Por otra parte, el contexto histórico que vivía Cataluña, sus ideas políticas, así como sus vivencias personales influyeron en su forma de expresión. «La obra de Tàpies ha estado siempre fuertemente marcada por los acontecimientos políticos y sociales del momento en que se encontraba. En los setenta, su compromiso contra el régimen franquista le daba un carácter de protesta. De forma habitual, él, como otros artistas de la época, personalizaba objetos con su particular lenguaje, otorgándoles su propio sello. Todo este periodo coincidió con cambios importantes en Estados Unidos y en casi toda Europa», afirma Francesc Subarroca.
L’esperit català es una unión perfecta entre el modo de expresión del autor y el periodo histórico que lo enmarca. El año en el que se pintó, 1971, fue cuando empezaron a cristalizar los ideales nacidos en la Generalitat de Cataluña en el exilio y que se concretaban en tres puntos: «Llibertat, amnistía, Estatut d’Autonomia». Tàpies quiso hacer la misma petición política por medio del arte: el arte era su vía de protesta.
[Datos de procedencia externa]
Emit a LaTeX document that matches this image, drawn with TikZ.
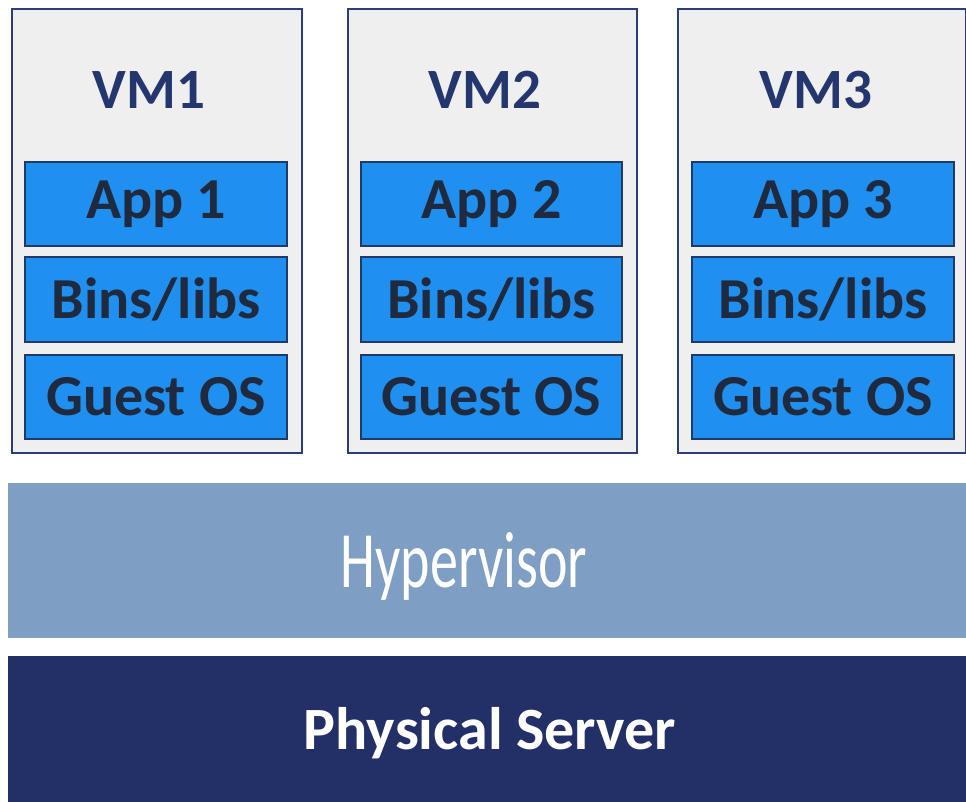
\documentclass[tikz,border=0pt]{standalone}
\usepackage{fontspec}
\setmainfont{Carlito}
\definecolor{vmfill}{HTML}{EFEFEF}
\definecolor{vmline}{HTML}{2E3C78}
\definecolor{layerfill}{HTML}{1F8FF0}
\definecolor{layerline}{HTML}{1E3A6A}
\definecolor{layertext}{HTML}{1F2A3E}
\definecolor{vmtext}{HTML}{24366E}
\definecolor{hyperfill}{HTML}{7E9EC3}
\definecolor{serverfill}{HTML}{233068}
\begin{document}
\begin{tikzpicture}[x=1pt,y=-1pt,
  vmbox/.style={draw=vmline, line width=2.5pt, fill=vmfill, inner sep=0pt},
  layer/.style={draw=layerline, line width=2pt, fill=layerfill, inner sep=0pt,
    minimum height=84pt, text=layertext, font=\bfseries\fontsize{58}{60}\selectfont},
  vmlabel/.style={text=vmtext, font=\bfseries\fontsize{57}{60}\selectfont, inner sep=0pt},
  band/.style={inner sep=0pt, text=white}]
\useasboundingbox (0,0) rectangle (966,802);
\fill[white] (0,0) rectangle (966,802);
% VM boxes
\node[vmbox, minimum width=290pt, minimum height=444pt] (vm1box) at (157,231) {};
\node[vmbox, minimum width=289pt, minimum height=444pt] (vm2box) at (492.5,231) {};
\node[vmbox, minimum width=288pt, minimum height=444pt] (vm3box) at (822,231) {};
% VM labels
\node[vmlabel] (vm1) at (149,90) {VM1};
\node[vmlabel] (vm2) at (485,90) {VM2};
\node[vmlabel] (vm3) at (816,90) {VM3};
% layers VM1
\node[layer, minimum width=262pt] (app1) at (156,204) {App 1};
\node[layer, minimum width=262pt] (bin1) at (156,299.5) {Bins/libs};
\node[layer, minimum width=262pt] (os1) at (156,396.5) {Guest OS};
% layers VM2
\node[layer, minimum width=261pt] (app2) at (491.5,204) {App 2};
\node[layer, minimum width=261pt] (bin2) at (491.5,299.5) {Bins/libs};
\node[layer, minimum width=261pt] (os2) at (491.5,396.5) {Guest OS};
% layers VM3
\node[layer, minimum width=262pt] (app3) at (823,204) {App 3};
\node[layer, minimum width=262pt] (bin3) at (823,299.5) {Bins/libs};
\node[layer, minimum width=262pt] (os3) at (823,396.5) {Guest OS};
% Hypervisor
\node[band, fill=hyperfill, minimum width=958pt, minimum height=155pt] (hyper) at (487,560.5) {};
\node[band, font=\fontsize{80}{82}\selectfont] (hyperlabel) at (464,566) {\scalebox{0.7}[1]{Hypervisor}};
% Physical server
\node[band, fill=serverfill, minimum width=958pt, minimum height=148pt] (server) at (487,730) {};
\node[band, font=\bfseries\fontsize{60}{62}\selectfont] (serverlabel) at (490,733) {Physical Server};
\end{tikzpicture}
\end{document}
Quiso reivindicar este espíritu catalán que, a sus ojos, se vio afectado por motivos políticos durante la posguerra. Por eso, además de las cuatro barras rojas sobre el fondo amarillo-ocre, colores de la bandera catalana, se leen palabras como «Visca Catalunya», «llibertat», «veritat», «cultura», «democracia», «espiritualitat» y «Catalunya viu», que expresan signos de libertad arrebatados. También son perceptibles unas manchas rojas semejantes a huellas, que actúan como testimonio de una colectividad anónima.
La elección de un soporte tan grande para plasmar las cuatro barras no es casual, ya que el tamaño viene a simbolizar una pared por medio de la cual expresar, además de un espíritu, la protesta. Las dimensiones del lienzo y todos estos símbolos pueden recordar a un grafiti pintado en un muro, tanto por lo que se grita como por el modo, un tanto desenfadado e improvisado. Sobre la idea de muro, como se recoge en Tàpies de Roland Penrose, el artista afirmaba lo siguiente: «Ya desde 1945 mis obras tenían algo que ver con los grafitis de la calle y con todo mi mundo de protesta reprimida, clandestina, pero llena de vida».
El director del Museo Thyssen-Bornemisza y profesor de Estética en la Universidad Autónoma de Madrid, Guillermo Solana, ahonda en esta idea: «L’esperit català es una bandera y al mismo tiempo un muro. El muro es una idea central en Tàpies. Sus pinturas buscan ser paredes escritas y arañadas con grafitis. En esta pintura el muro tiene tres líneas de fondo: el muro como memoria, como depósito de huellas, y como meditación».
«Es impresionante —sigue Guillermo Solana— cómo el muro se expresa tan bien a través de su formato. Es un cuadro de éxito porque reúne estos cabos políticos, históricos, artísticos en una creación muy espontánea, en la que detrás hay toda una reflexión. Además, en el siglo xx, la pintura ya no es una ventana por la que mirar la realidad, sino que se convierte en una superficie opaca donde se expresan los signos. La pintura es un arañado, un grafiti, un raspado; ya los surrealistas lo habían descubierto».
El muro catalán, en esencia, representa una protesta política de la que se desprende un concepto de arte muy particular del autor. El propio Tàpies en su libro L’art contra estètica afirma: «El gran artista siempre ha intuido la auténtica realidad. No cree tener nostalgia ni sueños absurdos de ninguna clase. Con sus tozudas constantes de universalidad y perdurabilidad, su afán tampoco se dirige a los catalanes. Su voz quisiera ser colectiva, casi anónima». Francesc Subarroca cuenta que Antoni Tàpies era un hombre culto y entregado, y que en su vida intelectual se preocupó mucho de que su obra tuviera dimensión internacional y un lenguaje profundo que llegara a cualquier persona a través de sus raíces marcadas.
En definitiva, L’esperit català fue el resultado de su ideal: ir más allá de una mera ventana para comprender mejor los mensajes propios de una cultura y un momento histórico, hasta dar con una pared. Un muro que representara un manifiesto permanente de los sentimientos del autor, y que pudiera transmitirse a cualquier espectador, fuera o no catalán, en cualquier tiempo.
Un muro es un lenguaje universal que recoge un modo de ver la realidad, y Tàpies consiguió así congelar su manera de pensar gracias a su pasión preferida: los colores, las texturas de la pintura, los materiales de reciclaje y arenosos. Consiguió transmitir, sí, impacto sensorial, pero sobre todo la energía de un hombre enamorado de sus raíces. Y lo sorprendente no es tanto esto, sino que la materialidad del lienzo, paradójicamente, desprende un espíritu.